__WHAT THE EXERCISE ASKS__. Your output must consist solely of the lines from the "Generate a Python" line through the "2075, 2037, 2009]" line, exactly as written, without images.

■ ■ ■ ■ ■ ■ ■

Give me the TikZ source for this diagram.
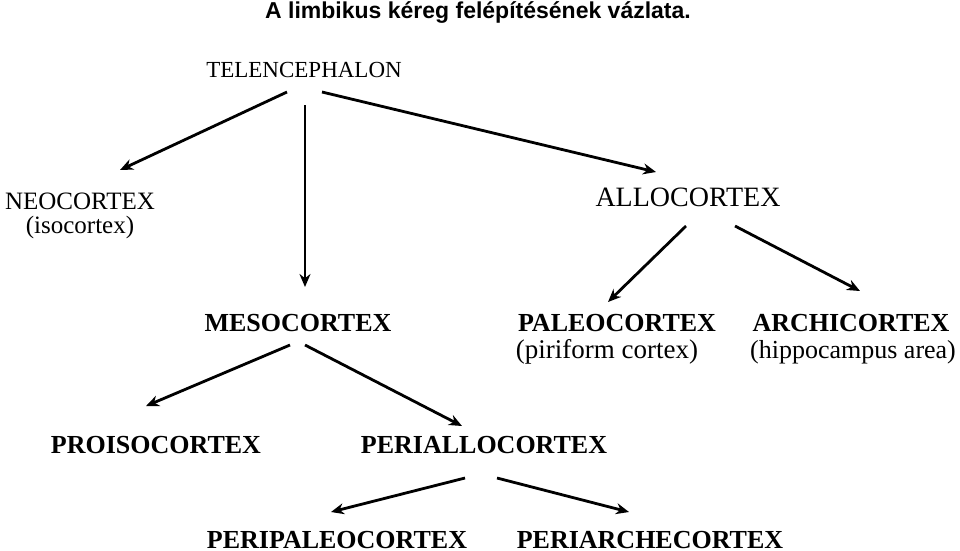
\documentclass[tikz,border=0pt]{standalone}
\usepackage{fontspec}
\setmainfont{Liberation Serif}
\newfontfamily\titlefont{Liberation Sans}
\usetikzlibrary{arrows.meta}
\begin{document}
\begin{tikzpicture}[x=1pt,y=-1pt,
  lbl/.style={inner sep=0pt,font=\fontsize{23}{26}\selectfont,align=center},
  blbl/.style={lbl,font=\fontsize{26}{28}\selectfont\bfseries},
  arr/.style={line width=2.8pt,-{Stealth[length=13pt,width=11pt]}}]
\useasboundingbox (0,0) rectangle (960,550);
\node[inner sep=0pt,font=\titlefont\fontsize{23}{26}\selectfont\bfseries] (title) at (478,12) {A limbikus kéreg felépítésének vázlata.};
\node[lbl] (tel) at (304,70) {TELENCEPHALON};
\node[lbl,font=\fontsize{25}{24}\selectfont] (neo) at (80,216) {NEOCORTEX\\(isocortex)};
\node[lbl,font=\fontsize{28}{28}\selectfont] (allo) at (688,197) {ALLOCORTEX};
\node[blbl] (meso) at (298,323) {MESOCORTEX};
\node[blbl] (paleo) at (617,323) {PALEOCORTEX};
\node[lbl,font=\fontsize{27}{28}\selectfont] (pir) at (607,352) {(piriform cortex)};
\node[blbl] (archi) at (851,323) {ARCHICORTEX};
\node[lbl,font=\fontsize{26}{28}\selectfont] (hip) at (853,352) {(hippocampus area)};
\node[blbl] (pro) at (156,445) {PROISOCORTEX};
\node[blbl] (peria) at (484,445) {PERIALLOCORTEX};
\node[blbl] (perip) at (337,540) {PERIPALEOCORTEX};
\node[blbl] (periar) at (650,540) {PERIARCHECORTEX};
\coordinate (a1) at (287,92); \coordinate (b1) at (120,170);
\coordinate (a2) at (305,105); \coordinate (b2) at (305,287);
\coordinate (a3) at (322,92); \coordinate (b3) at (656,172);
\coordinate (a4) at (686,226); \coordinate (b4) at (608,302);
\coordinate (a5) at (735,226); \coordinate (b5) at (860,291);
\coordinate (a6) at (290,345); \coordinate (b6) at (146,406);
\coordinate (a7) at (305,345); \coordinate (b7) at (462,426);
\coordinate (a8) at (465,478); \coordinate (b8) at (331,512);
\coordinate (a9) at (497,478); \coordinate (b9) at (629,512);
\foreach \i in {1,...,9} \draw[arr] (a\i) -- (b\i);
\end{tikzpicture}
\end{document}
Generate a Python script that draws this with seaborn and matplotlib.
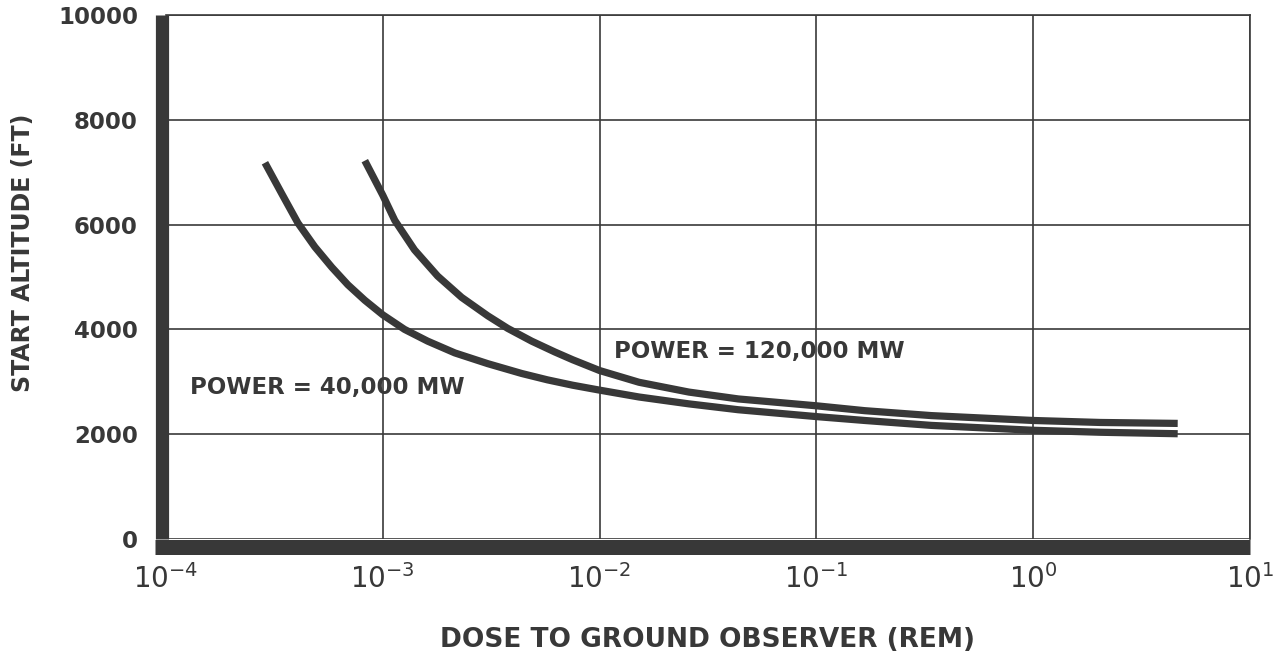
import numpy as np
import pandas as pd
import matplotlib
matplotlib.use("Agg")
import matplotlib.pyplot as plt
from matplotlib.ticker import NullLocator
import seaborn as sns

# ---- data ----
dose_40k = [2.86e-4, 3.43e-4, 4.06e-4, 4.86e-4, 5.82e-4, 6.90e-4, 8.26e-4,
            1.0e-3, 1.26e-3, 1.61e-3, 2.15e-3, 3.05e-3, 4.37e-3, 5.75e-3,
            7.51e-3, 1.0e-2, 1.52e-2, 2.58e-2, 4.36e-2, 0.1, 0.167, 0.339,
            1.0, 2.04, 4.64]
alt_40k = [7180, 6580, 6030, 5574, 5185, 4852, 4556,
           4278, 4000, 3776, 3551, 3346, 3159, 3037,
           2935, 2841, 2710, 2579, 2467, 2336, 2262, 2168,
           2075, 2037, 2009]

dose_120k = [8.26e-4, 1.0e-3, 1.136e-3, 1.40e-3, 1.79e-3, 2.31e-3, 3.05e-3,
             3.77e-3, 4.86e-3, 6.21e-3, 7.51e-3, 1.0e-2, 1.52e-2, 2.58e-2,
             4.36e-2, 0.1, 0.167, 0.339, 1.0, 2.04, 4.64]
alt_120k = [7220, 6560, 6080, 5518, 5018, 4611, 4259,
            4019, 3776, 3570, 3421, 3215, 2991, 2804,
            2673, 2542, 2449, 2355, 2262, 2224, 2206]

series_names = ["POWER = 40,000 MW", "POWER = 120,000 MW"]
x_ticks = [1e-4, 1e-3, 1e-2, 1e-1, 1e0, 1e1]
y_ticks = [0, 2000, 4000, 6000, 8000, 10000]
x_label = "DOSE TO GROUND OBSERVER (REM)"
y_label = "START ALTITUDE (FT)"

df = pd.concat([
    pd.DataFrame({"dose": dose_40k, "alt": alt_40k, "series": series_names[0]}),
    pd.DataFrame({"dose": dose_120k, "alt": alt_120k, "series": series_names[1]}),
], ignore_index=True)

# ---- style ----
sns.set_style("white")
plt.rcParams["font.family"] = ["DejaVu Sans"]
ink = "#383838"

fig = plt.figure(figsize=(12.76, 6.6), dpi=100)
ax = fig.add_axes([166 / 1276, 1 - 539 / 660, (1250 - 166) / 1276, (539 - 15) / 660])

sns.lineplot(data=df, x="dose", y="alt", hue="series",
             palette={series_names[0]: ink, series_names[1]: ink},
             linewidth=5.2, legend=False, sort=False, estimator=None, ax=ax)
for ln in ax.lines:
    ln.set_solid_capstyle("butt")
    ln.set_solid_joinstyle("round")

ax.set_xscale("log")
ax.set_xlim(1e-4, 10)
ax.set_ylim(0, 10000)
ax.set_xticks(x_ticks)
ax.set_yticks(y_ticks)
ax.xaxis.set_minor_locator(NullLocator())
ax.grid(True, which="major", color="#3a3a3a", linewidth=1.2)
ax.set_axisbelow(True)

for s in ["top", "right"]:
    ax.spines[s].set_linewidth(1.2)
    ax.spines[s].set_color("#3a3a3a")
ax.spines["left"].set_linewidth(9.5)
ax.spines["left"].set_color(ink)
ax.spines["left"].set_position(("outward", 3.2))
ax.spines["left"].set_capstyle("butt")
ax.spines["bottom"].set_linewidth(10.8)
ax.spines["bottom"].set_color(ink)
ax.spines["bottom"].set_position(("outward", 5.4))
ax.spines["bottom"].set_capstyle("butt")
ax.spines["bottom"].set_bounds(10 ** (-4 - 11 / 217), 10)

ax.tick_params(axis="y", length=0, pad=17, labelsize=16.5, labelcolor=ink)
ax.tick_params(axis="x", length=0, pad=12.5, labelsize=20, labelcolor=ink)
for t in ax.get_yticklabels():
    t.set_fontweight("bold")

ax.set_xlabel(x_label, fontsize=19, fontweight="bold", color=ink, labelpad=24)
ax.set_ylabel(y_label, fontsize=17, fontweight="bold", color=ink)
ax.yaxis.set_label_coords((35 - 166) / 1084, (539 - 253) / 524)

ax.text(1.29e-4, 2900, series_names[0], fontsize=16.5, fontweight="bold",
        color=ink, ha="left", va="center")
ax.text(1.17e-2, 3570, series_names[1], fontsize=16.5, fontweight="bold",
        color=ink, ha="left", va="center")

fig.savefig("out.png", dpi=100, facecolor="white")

■ ■ ■ ■ ■ ■ ■

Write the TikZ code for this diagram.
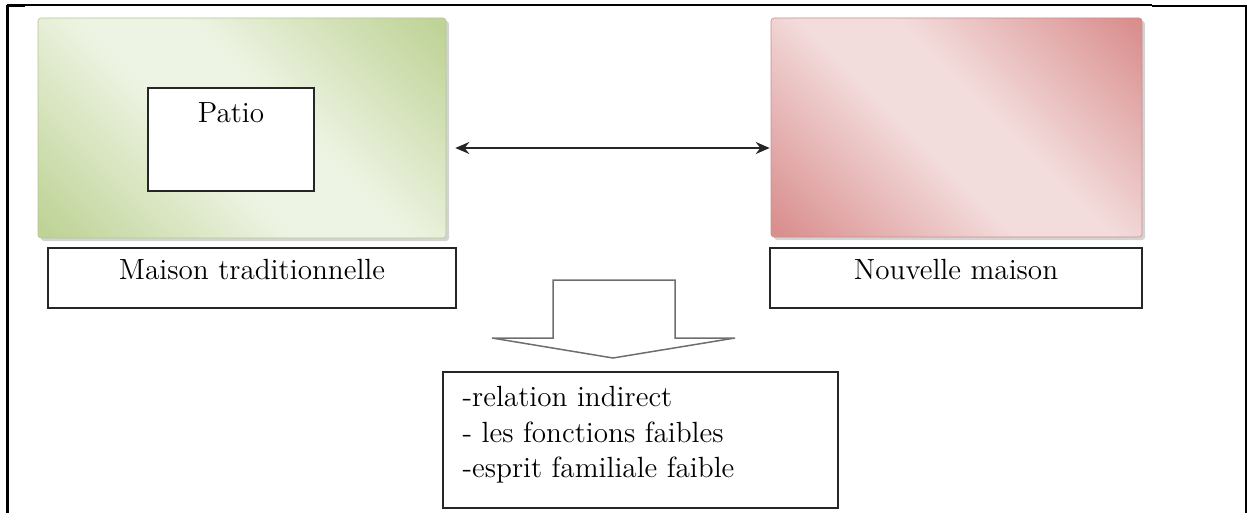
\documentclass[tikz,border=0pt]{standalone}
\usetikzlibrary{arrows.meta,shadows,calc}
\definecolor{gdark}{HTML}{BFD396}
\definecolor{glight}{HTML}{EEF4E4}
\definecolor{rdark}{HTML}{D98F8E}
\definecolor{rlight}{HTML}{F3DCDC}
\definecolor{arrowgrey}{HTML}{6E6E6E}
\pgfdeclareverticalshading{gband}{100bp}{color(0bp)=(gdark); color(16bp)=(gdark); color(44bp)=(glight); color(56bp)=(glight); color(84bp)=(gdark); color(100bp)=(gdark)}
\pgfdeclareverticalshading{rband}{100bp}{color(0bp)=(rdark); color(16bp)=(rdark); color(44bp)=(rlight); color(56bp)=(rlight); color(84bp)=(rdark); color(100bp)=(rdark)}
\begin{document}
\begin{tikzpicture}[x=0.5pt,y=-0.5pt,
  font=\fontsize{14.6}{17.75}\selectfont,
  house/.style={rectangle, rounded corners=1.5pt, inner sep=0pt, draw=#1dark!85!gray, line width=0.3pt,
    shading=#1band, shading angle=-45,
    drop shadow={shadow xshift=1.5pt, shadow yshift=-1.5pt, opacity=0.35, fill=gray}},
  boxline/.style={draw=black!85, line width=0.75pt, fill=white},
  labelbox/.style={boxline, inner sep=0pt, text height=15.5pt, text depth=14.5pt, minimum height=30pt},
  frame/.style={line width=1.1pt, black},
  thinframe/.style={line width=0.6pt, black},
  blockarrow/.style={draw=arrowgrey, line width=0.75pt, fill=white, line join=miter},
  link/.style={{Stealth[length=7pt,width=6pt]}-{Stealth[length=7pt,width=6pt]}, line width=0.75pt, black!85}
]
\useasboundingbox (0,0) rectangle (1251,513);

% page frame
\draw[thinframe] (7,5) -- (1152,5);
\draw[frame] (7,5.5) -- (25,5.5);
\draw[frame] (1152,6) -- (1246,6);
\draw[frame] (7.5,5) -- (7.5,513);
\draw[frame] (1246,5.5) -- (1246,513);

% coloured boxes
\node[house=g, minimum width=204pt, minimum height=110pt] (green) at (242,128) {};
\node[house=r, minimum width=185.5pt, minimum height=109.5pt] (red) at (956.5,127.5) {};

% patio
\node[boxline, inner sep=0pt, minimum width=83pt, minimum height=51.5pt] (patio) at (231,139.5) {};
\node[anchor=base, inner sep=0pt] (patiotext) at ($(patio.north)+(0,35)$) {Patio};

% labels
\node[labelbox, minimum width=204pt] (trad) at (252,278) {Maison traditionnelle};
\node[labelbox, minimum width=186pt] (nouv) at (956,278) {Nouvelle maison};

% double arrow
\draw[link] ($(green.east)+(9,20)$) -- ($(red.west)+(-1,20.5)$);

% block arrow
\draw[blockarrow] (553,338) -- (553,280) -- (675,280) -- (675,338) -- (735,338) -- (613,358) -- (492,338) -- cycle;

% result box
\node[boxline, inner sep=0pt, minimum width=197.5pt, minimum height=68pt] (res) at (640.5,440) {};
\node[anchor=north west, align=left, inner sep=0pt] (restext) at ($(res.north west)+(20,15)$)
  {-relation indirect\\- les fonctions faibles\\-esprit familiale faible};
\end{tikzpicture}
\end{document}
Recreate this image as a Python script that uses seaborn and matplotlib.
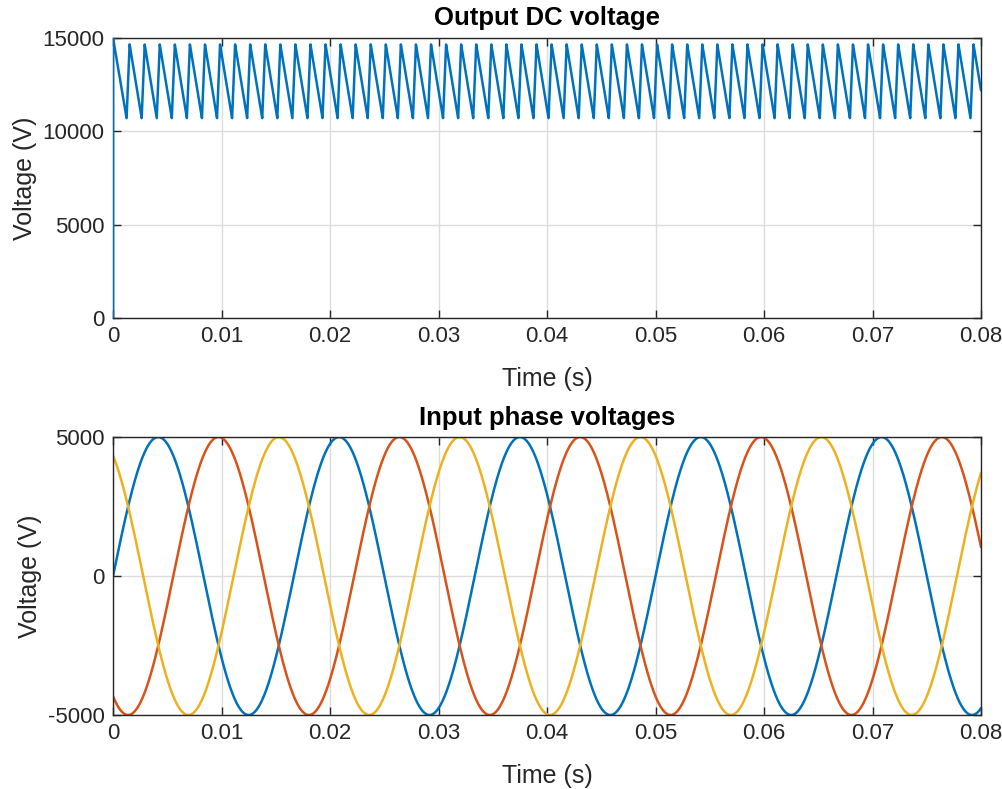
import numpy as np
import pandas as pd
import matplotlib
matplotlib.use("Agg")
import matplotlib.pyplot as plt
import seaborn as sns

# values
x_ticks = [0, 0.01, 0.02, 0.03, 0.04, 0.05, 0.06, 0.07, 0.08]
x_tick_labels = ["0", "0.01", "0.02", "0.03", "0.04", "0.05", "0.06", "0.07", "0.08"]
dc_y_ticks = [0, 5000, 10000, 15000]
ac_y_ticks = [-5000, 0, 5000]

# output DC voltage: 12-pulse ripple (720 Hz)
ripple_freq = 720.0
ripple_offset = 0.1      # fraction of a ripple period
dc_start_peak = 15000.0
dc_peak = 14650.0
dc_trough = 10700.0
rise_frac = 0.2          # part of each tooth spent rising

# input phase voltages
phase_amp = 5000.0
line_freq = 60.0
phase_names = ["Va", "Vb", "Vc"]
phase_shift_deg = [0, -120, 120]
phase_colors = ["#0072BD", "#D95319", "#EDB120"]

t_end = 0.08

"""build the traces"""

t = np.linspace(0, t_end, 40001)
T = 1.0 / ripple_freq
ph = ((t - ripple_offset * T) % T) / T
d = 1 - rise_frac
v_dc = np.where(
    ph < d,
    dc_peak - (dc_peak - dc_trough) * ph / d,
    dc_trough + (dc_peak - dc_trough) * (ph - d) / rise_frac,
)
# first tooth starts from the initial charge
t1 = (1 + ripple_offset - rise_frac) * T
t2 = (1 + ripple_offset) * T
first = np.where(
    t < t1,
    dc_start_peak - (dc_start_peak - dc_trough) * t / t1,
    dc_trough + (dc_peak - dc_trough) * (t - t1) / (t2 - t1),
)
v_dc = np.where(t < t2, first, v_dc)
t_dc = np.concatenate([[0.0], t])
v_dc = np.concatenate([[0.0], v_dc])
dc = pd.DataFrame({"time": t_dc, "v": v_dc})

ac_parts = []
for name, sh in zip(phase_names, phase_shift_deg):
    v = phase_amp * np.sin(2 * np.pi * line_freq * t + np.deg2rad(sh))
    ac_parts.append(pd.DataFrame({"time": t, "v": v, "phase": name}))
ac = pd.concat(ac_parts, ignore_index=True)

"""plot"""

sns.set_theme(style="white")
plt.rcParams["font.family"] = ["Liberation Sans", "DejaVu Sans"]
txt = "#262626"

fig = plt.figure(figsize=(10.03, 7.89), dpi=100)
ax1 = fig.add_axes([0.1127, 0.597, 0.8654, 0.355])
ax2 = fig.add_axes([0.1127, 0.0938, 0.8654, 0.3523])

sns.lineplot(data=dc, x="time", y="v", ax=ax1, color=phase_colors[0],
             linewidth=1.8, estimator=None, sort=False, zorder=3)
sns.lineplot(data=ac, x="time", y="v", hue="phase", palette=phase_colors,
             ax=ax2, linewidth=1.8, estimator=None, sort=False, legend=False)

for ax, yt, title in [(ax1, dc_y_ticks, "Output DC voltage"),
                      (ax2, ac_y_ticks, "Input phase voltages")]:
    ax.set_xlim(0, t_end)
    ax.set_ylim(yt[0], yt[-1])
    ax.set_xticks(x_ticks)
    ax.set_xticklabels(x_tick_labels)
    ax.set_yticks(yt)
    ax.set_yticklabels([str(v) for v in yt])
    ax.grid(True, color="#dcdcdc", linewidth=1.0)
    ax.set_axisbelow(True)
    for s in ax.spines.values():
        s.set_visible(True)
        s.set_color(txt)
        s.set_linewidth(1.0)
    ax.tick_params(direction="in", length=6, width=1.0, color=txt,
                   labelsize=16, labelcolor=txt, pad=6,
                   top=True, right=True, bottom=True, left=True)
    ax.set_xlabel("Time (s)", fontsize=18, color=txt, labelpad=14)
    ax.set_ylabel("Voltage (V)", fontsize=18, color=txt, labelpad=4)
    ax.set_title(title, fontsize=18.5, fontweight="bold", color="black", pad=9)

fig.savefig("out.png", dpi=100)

■ ■ ■ ■ ■ ■ ■

__THE REPLY__.
Generate a Python script that draws this with seaborn and matplotlib.
import numpy as np
import pandas as pd
import matplotlib
matplotlib.use("Agg")
import matplotlib.pyplot as plt
from matplotlib.ticker import NullLocator
import seaborn as sns

# ---- data ----
dose_40k = [2.86e-4, 3.43e-4, 4.06e-4, 4.86e-4, 5.82e-4, 6.90e-4, 8.26e-4,
            1.0e-3, 1.26e-3, 1.61e-3, 2.15e-3, 3.05e-3, 4.37e-3, 5.75e-3,
            7.51e-3, 1.0e-2, 1.52e-2, 2.58e-2, 4.36e-2, 0.1, 0.167, 0.339,
            1.0, 2.04, 4.64]
alt_40k = [7180, 6580, 6030, 5574, 5185, 4852, 4556,
           4278, 4000, 3776, 3551, 3346, 3159, 3037,
           2935, 2841, 2710, 2579, 2467, 2336, 2262, 2168,
           2075, 2037, 2009]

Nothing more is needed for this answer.